As a high-income earning physician, you deserve a McMansion, right? How much house can you buy on your income?
Suppose that you are the average physician that we discussed in an earlier post. You are making $200,000 annually. According to this example, you have approximately $131,000 for living expenses and miscellaneous expenses.
Unless you will be paying for a house entirely with cash, you will likely take out a mortgage. In standard home loan mortgages, a down payment of 20% will usually afford you the lowest interest rate. For a $200,000 home, you will need to scrounge up $40,000 for a down payment, plus a few extra thousand dollars for miscellaneous home expenses such as moving expenses, furniture, and additional taxes.
In our example, if our new physician rents an apartment for the first year and lives a moderately lavish lifestyle, she will have $51,000 left for savings. That leaves plenty to put towards the down payment for If that entire amount is directed towards the down payment on a home, you can purchase a $255,000 home. If our doctor wishes to have a larger home (loan of greater than $417,000), she could take out a jumbo loan.

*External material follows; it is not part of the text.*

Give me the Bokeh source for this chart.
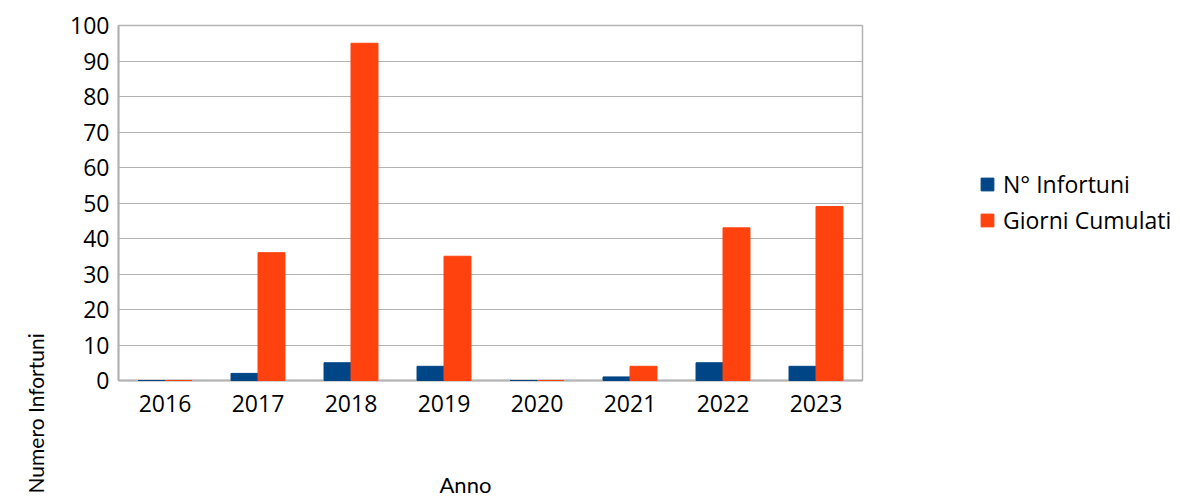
from bokeh.plotting import figure
from bokeh.models import ColumnDataSource, FactorRange, Range1d, Legend, LegendItem, Title, FixedTicker
from bokeh.transform import dodge
from bokeh.embed import file_html
from bokeh.resources import INLINE

years = ["2016", "2017", "2018", "2019", "2020", "2021", "2022", "2023"]
infortuni = [0, 2, 5, 4, 0, 1, 5, 4]
giorni = [0, 36, 95, 35, 0, 4, 43, 49]
y_ticks = list(range(0, 101, 10))

BLUE = "#004586"
ORANGE = "#ff420e"
GRID = "#b3b3b3"

src = ColumnDataSource(dict(years=years, infortuni=infortuni, giorni=giorni))

p = figure(frame_width=744, frame_height=355, output_backend="svg", toolbar_location=None,
           x_range=FactorRange(*years), y_range=Range1d(0, 100),
           min_border_left=118, min_border_right=0, min_border_top=25, min_border_bottom=0)

bw = 0.29
r1 = p.vbar(x=dodge("years", -bw / 2, range=p.x_range), top="infortuni", width=bw, source=src,
            fill_color=BLUE, line_color=BLUE, line_width=1, level="overlay")
r2 = p.vbar(x=dodge("years", bw / 2, range=p.x_range), top="giorni", width=bw, source=src,
            fill_color=ORANGE, line_color=ORANGE, line_width=1, level="overlay")

p.yaxis.ticker = FixedTicker(ticks=y_ticks)
p.xgrid.grid_line_color = None
p.ygrid.grid_line_color = GRID
p.ygrid.grid_line_width = 1
p.outline_line_color = GRID
p.outline_line_width = 1.5

for ax in (p.xaxis, p.yaxis):
    ax.axis_line_color = GRID
    ax.axis_line_width = 2
    ax.major_tick_line_color = None
    ax.minor_tick_line_color = None
    ax.major_label_text_font = "Open Sans"
    ax.major_label_text_font_size = "23px"
    ax.major_label_text_color = "#000000"
p.xaxis.major_label_standoff = 8
p.yaxis.major_label_standoff = 3

legend = Legend(items=[LegendItem(label="N° Infortuni", renderers=[r1]),
                       LegendItem(label="Giorni Cumulati", renderers=[r2])],
                location=(107, 134), border_line_alpha=0, background_fill_alpha=0,
                padding=10, margin=0, spacing=4, glyph_width=16, glyph_height=16,
                label_height=32, label_standoff=8,
                label_text_font="Open Sans", label_text_font_size="23px", label_text_color="#000000")
p.add_layout(legend, "right")

p.add_layout(Title(text="Anno", align="left", offset=321, standoff=109, text_font="Lato",
                   text_font_size="22px", text_font_style="normal", text_color="#000000"), "below")
p.add_layout(Title(text="Numero Infortuni", align="left", offset=-113, standoff=40, text_font="Lato",
                   text_font_size="21px", text_font_style="normal", text_color="#000000"), "left")

open("out.html", "w").write(file_html(p, INLINE))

Now, I know plenty of doctors who live in homes <$250,000, but I would venture a guess that the majority of doctors buy much larger and more expensive homes. How can this be manageable? The truth is that everyone is in a different scenario. Perhaps those with the larger home have a higher income. Perhaps they already have savings from prior jobs, the spouse, family…etc. Perhaps they’ve overextended their income. After all, a large percentage of physicians do not have much savings!